● **DATA EXTRACT**:
§ §

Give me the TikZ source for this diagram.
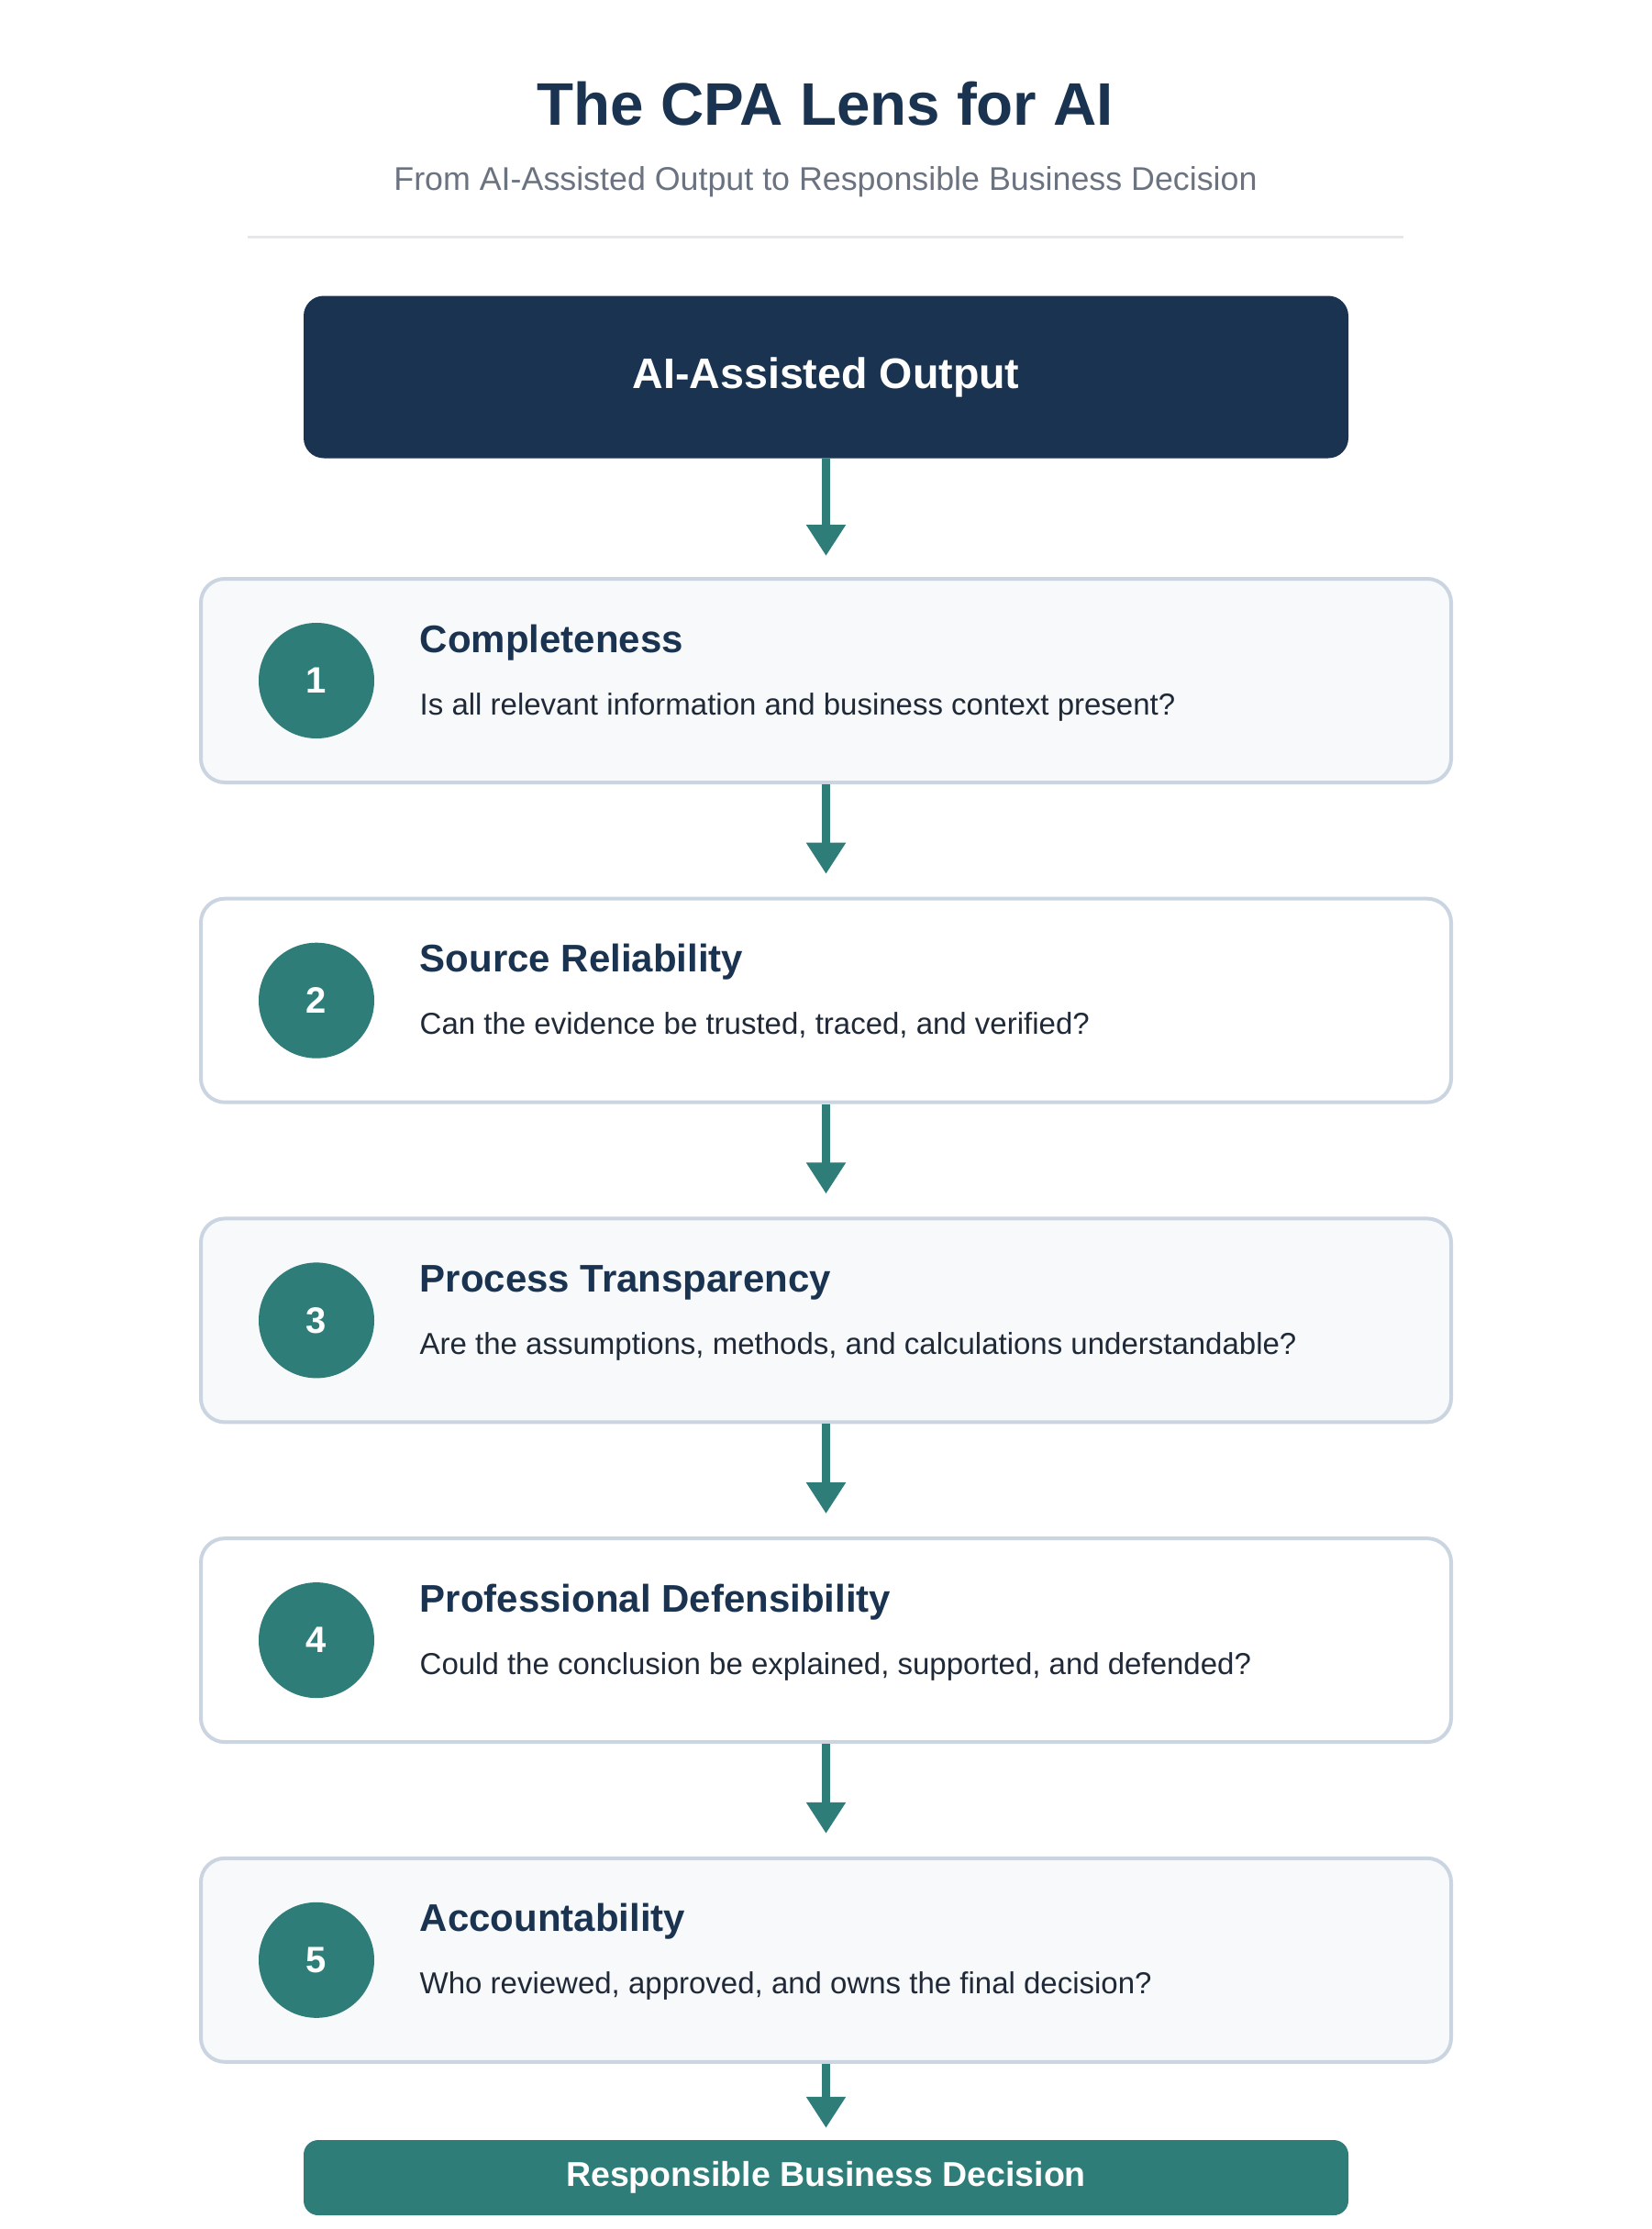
\documentclass[tikz,border=0pt]{standalone}
\usepackage{fontspec}
\setmainfont{Liberation Sans}
\usetikzlibrary{arrows.meta}
\definecolor{navyc}{HTML}{1A3350}
\definecolor{tealc}{HTML}{2E7D78}
\definecolor{bordc}{HTML}{CBD5E1}
\definecolor{lightc}{HTML}{F7F9FB}
\definecolor{subc}{HTML}{6B7280}
\definecolor{descc}{HTML}{1F2937}
\definecolor{rulec}{HTML}{E5E7EB}
\begin{document}
\begin{tikzpicture}[x=1pt,y=-1pt,
  stepbox/.style={draw=bordc, line width=4pt, rounded corners=26pt, minimum width=1363pt, minimum height=222pt, inner sep=0pt},
  numcirc/.style={circle, fill=tealc, minimum size=126pt, inner sep=0pt, text=white, font=\fontsize{40}{44}\selectfont\bfseries},
  steptitle/.style={anchor=base west, inner sep=0pt, text=navyc, font=\fontsize{42}{46}\selectfont\bfseries},
  stepdesc/.style={anchor=base west, inner sep=0pt, text=descc, font=\fontsize{33}{38}\selectfont},
  arr/.style={draw=tealc, line width=9pt, -{Triangle[length=34pt, width=41pt]}}
]
\useasboundingbox[fill=white] (0,0) rectangle (1800,2430);
\node[anchor=base, inner sep=0pt, text=navyc, font=\fontsize{65.5}{70}\selectfont\bfseries] (title) at (900,137) {The CPA Lens for AI};
\node[anchor=base, inner sep=0pt, text=subc, font=\fontsize{35.8}{40}\selectfont] (sub) at (900,207) {From AI-Assisted Output to Responsible Business Decision};
\coordinate (rl) at (270,258);
\coordinate (rr) at (1530,258);
\draw[rulec, line width=3pt] (rl) -- (rr);
\node[fill=navyc, rounded corners=22pt, minimum width=1139pt, minimum height=177pt, inner sep=0pt, text=white, font=\fontsize{46.6}{50}\selectfont\bfseries] (top) at (900.5,411) {AI-Assisted Output};
\foreach \i/\t/\d/\f in {
  1/Completeness/{Is all relevant information and business context present?}/lightc,
  2/Source Reliability/{Can the evidence be trusted, traced, and verified?}/white,
  3/Process Transparency/{Are the assumptions, methods, and calculations understandable?}/lightc,
  4/Professional Defensibility/{Could the conclusion be explained, supported, and defended?}/white,
  5/Accountability/{Who reviewed, approved, and owns the final decision?}/lightc}{
  \pgfmathsetmacro{\cy}{742+(\i-1)*348.7}
  \node[stepbox, fill=\f] (s\i) at (900.5,\cy) {};
  \node[numcirc] (c\i) at (345,\cy) {\i};
  \node[steptitle] (t\i) at (457.5,\cy-31) {\t};
  \node[stepdesc] (d\i) at (457.5,\cy+37) {\d};
}
\node[fill=tealc, rounded corners=16pt, minimum width=1139pt, minimum height=82pt, inner sep=0pt, text=white, font=\fontsize{37.5}{42}\selectfont\bfseries] (fin) at (900.5,2374) {Responsible Business Decision};
\draw[arr, shorten >=23pt] (top.south) -- (s1.north);
\draw[arr, shorten >=25pt] (s1.south) -- (s2.north);
\draw[arr, shorten >=25pt] (s2.south) -- (s3.north);
\draw[arr, shorten >=25pt] (s3.south) -- (s4.north);
\draw[arr, shorten >=25pt] (s4.south) -- (s5.north);
\draw[arr, shorten >=13pt] (s5.south) -- (fin.north);
\end{tikzpicture}
\end{document}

§ §

● **EXERCISE INSTRUCTIONS**: Could you repeat all of the material exactly? Pictures should not be copied.

● **FINISHED ANSWER**:
Give me the TikZ source for this diagram.
\documentclass[tikz,border=0pt]{standalone}
\usepackage{fontspec}
\setmainfont{Liberation Sans}
\usetikzlibrary{arrows.meta}
\definecolor{navyc}{HTML}{1A3350}
\definecolor{tealc}{HTML}{2E7D78}
\definecolor{bordc}{HTML}{CBD5E1}
\definecolor{lightc}{HTML}{F7F9FB}
\definecolor{subc}{HTML}{6B7280}
\definecolor{descc}{HTML}{1F2937}
\definecolor{rulec}{HTML}{E5E7EB}
\begin{document}
\begin{tikzpicture}[x=1pt,y=-1pt,
  stepbox/.style={draw=bordc, line width=4pt, rounded corners=26pt, minimum width=1363pt, minimum height=222pt, inner sep=0pt},
  numcirc/.style={circle, fill=tealc, minimum size=126pt, inner sep=0pt, text=white, font=\fontsize{40}{44}\selectfont\bfseries},
  steptitle/.style={anchor=base west, inner sep=0pt, text=navyc, font=\fontsize{42}{46}\selectfont\bfseries},
  stepdesc/.style={anchor=base west, inner sep=0pt, text=descc, font=\fontsize{33}{38}\selectfont},
  arr/.style={draw=tealc, line width=9pt, -{Triangle[length=34pt, width=41pt]}}
]
\useasboundingbox[fill=white] (0,0) rectangle (1800,2430);
\node[anchor=base, inner sep=0pt, text=navyc, font=\fontsize{65.5}{70}\selectfont\bfseries] (title) at (900,137) {The CPA Lens for AI};
\node[anchor=base, inner sep=0pt, text=subc, font=\fontsize{35.8}{40}\selectfont] (sub) at (900,207) {From AI-Assisted Output to Responsible Business Decision};
\coordinate (rl) at (270,258);
\coordinate (rr) at (1530,258);
\draw[rulec, line width=3pt] (rl) -- (rr);
\node[fill=navyc, rounded corners=22pt, minimum width=1139pt, minimum height=177pt, inner sep=0pt, text=white, font=\fontsize{46.6}{50}\selectfont\bfseries] (top) at (900.5,411) {AI-Assisted Output};
\foreach \i/\t/\d/\f in {
  1/Completeness/{Is all relevant information and business context present?}/lightc,
  2/Source Reliability/{Can the evidence be trusted, traced, and verified?}/white,
  3/Process Transparency/{Are the assumptions, methods, and calculations understandable?}/lightc,
  4/Professional Defensibility/{Could the conclusion be explained, supported, and defended?}/white,
  5/Accountability/{Who reviewed, approved, and owns the final decision?}/lightc}{
  \pgfmathsetmacro{\cy}{742+(\i-1)*348.7}
  \node[stepbox, fill=\f] (s\i) at (900.5,\cy) {};
  \node[numcirc] (c\i) at (345,\cy) {\i};
  \node[steptitle] (t\i) at (457.5,\cy-31) {\t};
  \node[stepdesc] (d\i) at (457.5,\cy+37) {\d};
}
\node[fill=tealc, rounded corners=16pt, minimum width=1139pt, minimum height=82pt, inner sep=0pt, text=white, font=\fontsize{37.5}{42}\selectfont\bfseries] (fin) at (900.5,2374) {Responsible Business Decision};
\draw[arr, shorten >=23pt] (top.south) -- (s1.north);
\draw[arr, shorten >=25pt] (s1.south) -- (s2.north);
\draw[arr, shorten >=25pt] (s2.south) -- (s3.north);
\draw[arr, shorten >=25pt] (s3.south) -- (s4.north);
\draw[arr, shorten >=25pt] (s4.south) -- (s5.north);
\draw[arr, shorten >=13pt] (s5.south) -- (fin.north);
\end{tikzpicture}
\end{document}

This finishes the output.